Failures on the part of the Bonn government made the Munich Massacre possible in the first place. Just five months before, Black September had hijacked another Lufthansa jet full of passengers. The Federal Republic of Germany paid them millions. Without the ransom money, the Palestinian murderers would likely not have been able to come to Munich, let alone plan the Olympic Games attack.

Bonn learned from this mistake in the sense that the government never directly paid hijackers again. On the other hand, the Germans never stopped funding the Palestinian Authority, which supported terror back then and still does today, for instance by paying salaries to the families of terrorists who murder Israeli Jews. Those generous payments are not connected to conditions such as an end to this practice or a recognition of the state of Israel.

The Nazi Connection

There was yet another worrisome aspect.

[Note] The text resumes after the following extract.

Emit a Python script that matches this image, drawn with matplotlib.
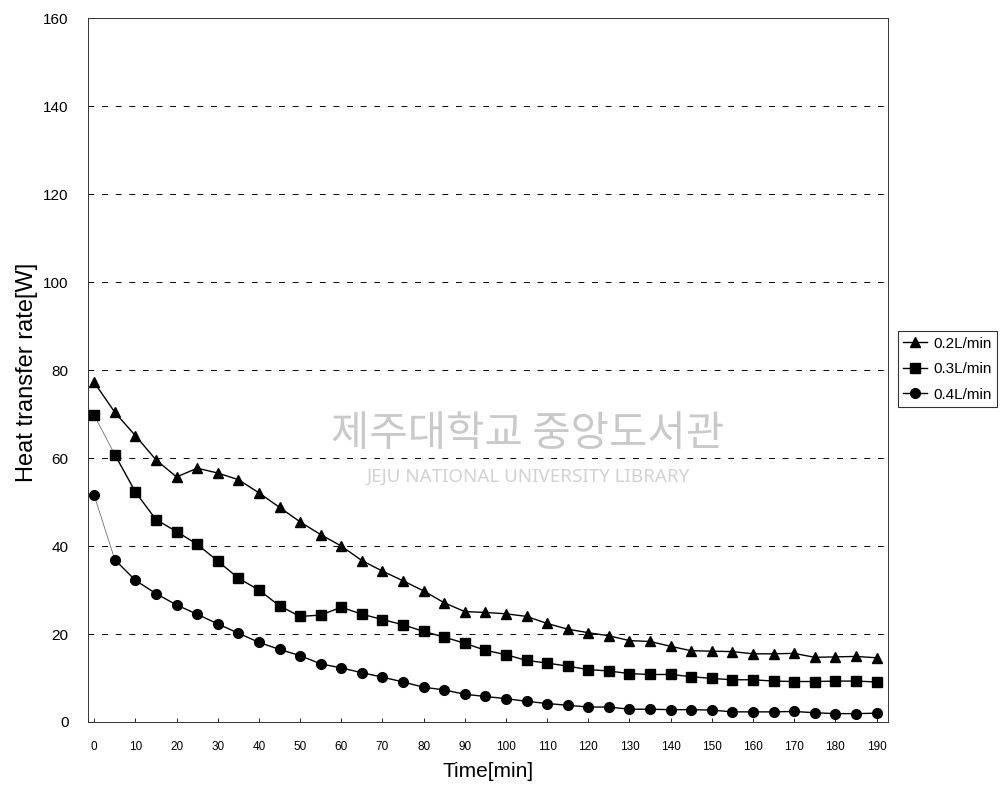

German neo-Nazis supported the Palestinians by providing the infrastructure they needed in Europe. A prominent Nazi by the name of Udo Albrecht set up contacts between the PLO and some of his friends in the Nazi community. In July of 1972, two months before the Munich Massacre, the Federal Criminal Police Office, which is the German equivalent of the F.B.I., knew about those contacts.

On top of all of these failures and mistakes, the Olympic Committee did not take the right decisions. In spite of the hostage situation on September 5th, 1972, they let the Games continue, also because the main West German television channel did not have an alternative program it could have aired. In the afternoon, the Games were interrupted for a while only. Also it took the IOC decades to agree to an appropriate commemoration event for the Munich Massacre victims at the Olympic Games.

Fifty years later, the Federal Republic of Germany keeps on welcoming Mahmoud Abbas, today’s President of the Palestinian Authority, who was elected for four years seventeen years ago. Not only does he openly admit his organization pays terrorists, whom he calls “martyrs”. He is also said to be implicated in the Munich Massacre in 1972. After a recent scandal in Berlin, Volker Beck, the President of the German-Israeli Society, filed charges against Abbas for complicity in murder because of his role in the murder of those Israeli athletes.

Killed Police Man

Fifty years after the Munich Massacre, the memory of David Berger, Eliezer Halfin, Zeev Friedman, Mark Slavin, André Spitzer, Yaakov Springer, Amitzur Shapira, Kehat Schorr, Yossef Gutfreud, Yossef Romano and Moshe Weinberg lives on. They were murdered because they were Jews, in Germany, only 27 years after the Allies defeated fascist Nazi Germany and ended the Holocaust. The German police officer Anton Fliegerbauer, who was killed on duty, will not be forgotten either.

Today, virtually all Jewish institutions in Germany, including synagogues and schools, are being guarded by police 24/7 because of the rising antisemitism and the danger posed by Islamist terrorists. Munich is not supposed to happen again.

In regard to the Munich Massacre, there is one single thing Germany did properly. A few days ago, less than a week before the 50th anniversary of this terrible day in 1972, the government agreed on a compensation deal the families of the victims accepted. They will receive 28 million Euro (27.87 million U.S. Dollars or 24.21 million Pounds Sterling) from the Federal Republic of Germany, the federal state of Bavaria and the city of Munich. A disclosure of more documents about the events that led to the Munich Massacre is part of the deal too.

Because of the agreement, a commemoration event in Munich can now take place. It will involve the victims’ next of kin, Israel’s President Isaac Herzog and his German colleague Frank-Walter Steinmeier. Herzog was supposed to arrive in Berlin later this morning.